Wednesday, December 2, 2015

authorship

i will get back to the Queensryche analysis later.

i have a moment's thought about the placement of narrator, editor, author, and character.  specifically, the relationship these htings have with personalities.

the average person is the author of their story.

they have the opportunity to shape the course of their lives, they have the choices to make that extend the plot forward, and they are not awlays bestsellers.  more importantly, some of the choices made create new paths and choices to make, just like laying a plot down for a character.  we also understand that conflict is interesting, and that a story without conflict is unreadable.  thus, we know that we will get involved in situations, learn from them, and continue on.  we sometimes sabotage ourselves, much like an author writing in hardships for a character, but we rise out of them or succumb to them just as characters do.  in the end, we have control and intent, but sometimes the story leads us in a direction we originally did not intend.

but a narcissist is a hero -- or a tragic suffering protagonist -- in their own tale, and someone is making sure that they are always put into situations where they are on stage and on display.  often, they do what is necesssary to assume that center-stage role, always first, always most important or most noble.  sometimes, though, it is another who chooses to put us there so that others can revel in our suffering.
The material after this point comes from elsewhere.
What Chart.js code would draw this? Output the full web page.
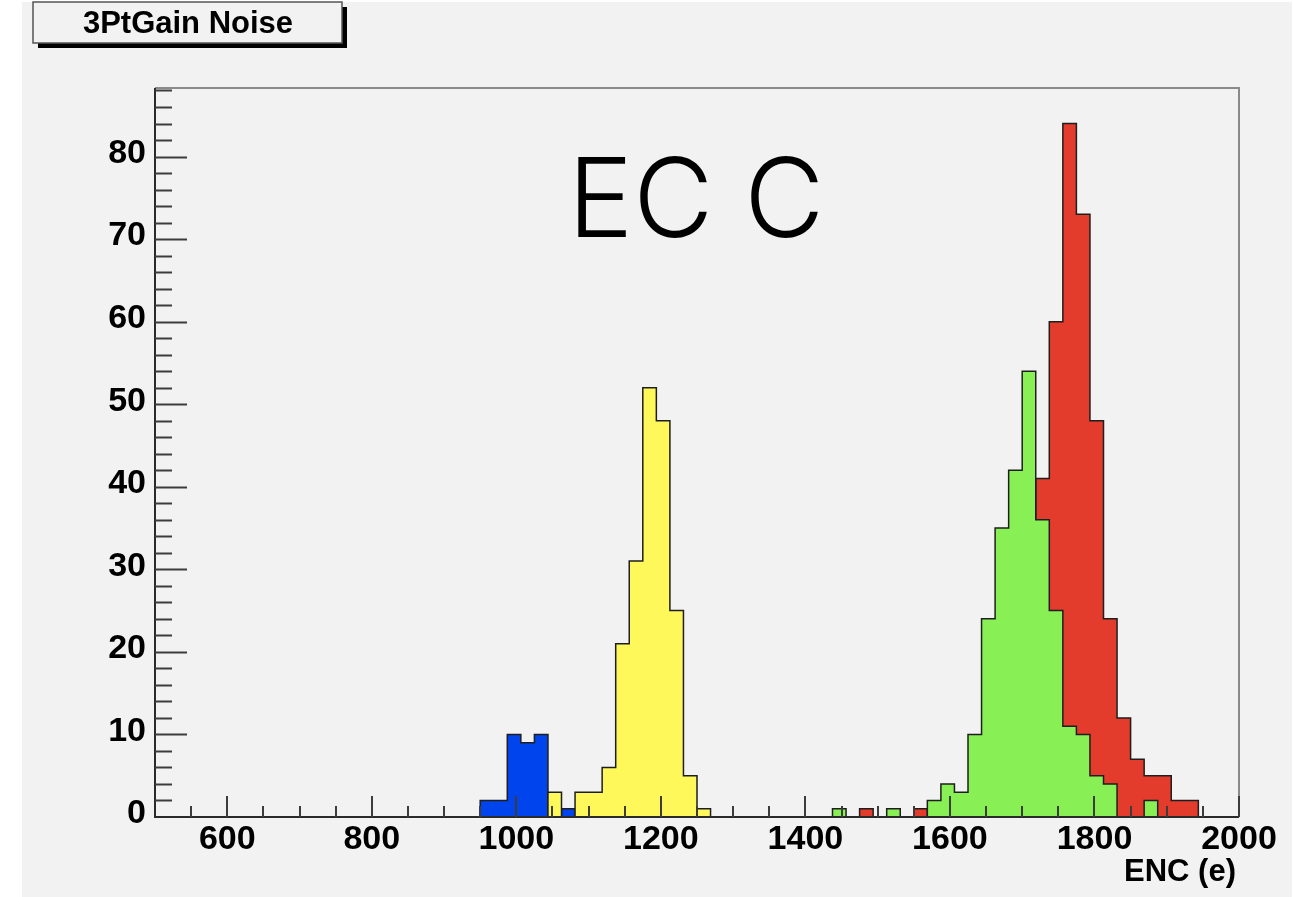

for the average person, fate is at least a slight curiosity.  we can not help what happens to us, but it's not like there are factors plotting against us.  it's actually more like an author with a direction they need to go, and they are not creating a mary-sue.  we are not always the most important.  sometimes, important plot points need to occur and our characters and our surroundings suffer due to the direction the story needs to go.

but the narcissist... they are unhappy with this idea.  the bigger picture is less significant -- the only part that matters is that they are aggrandized by the events, and all else is diminished in comparison.

it's an important difference.

take, for instance, the rise of Donald Trump in politics and media.  sure, a wealthy businessman who has been in and out of the public eye for years is not the best example for humility.  but the air of bulletproof arrogance that perhaps has made him appealing as a leader to those who flock to the brash who appear strong is telling -- he legitimately thinks that he's the hero of this story.  David Tennant mentioned on a talk show that "Trump doesn't see himself as the villain" in the same news cycle that the Don lies to cover his tracks after mocking a disabled reporter.

if there are consequences, he will see them as someone's actions against him, and he will be the tragic hero, noble to the core and braving hardship because others are jealous of his success.  there will not be a moment of humility where he admits that perhaps he shouldn't incite violence in others if he wants to be a respectable leader or even a remotely decent human being.

we all have our unreliability.  there are blind spots we all have, to ourselves and others, and sometimes these are needed to keep order.  no one person can look at the world from the eyes of everyone else -- in fact, the mere suggestion that some people dare to consider how other might might feel is met in certain circles with outrage and scorn.  after all, that's all feminism is as it handled by non-extremes (and those actual extremes are far more rare than its critics would imply).

we are all in control of some aspects of our lives.  those who deny it are either of so much privilege and security that they have never needed to acknowledge this, or those who have early on learned that life is hard and nothing can be counted on.

Nikki, in Operation Mindcrime is the latter -- some smalltown punk who gets in way too deep, because he's never learned any other way.  his perceptions are broken, though in a different way that Trump's.  he might not be a narcissist (or, at first, a sociopath), but he is a casualty of our society.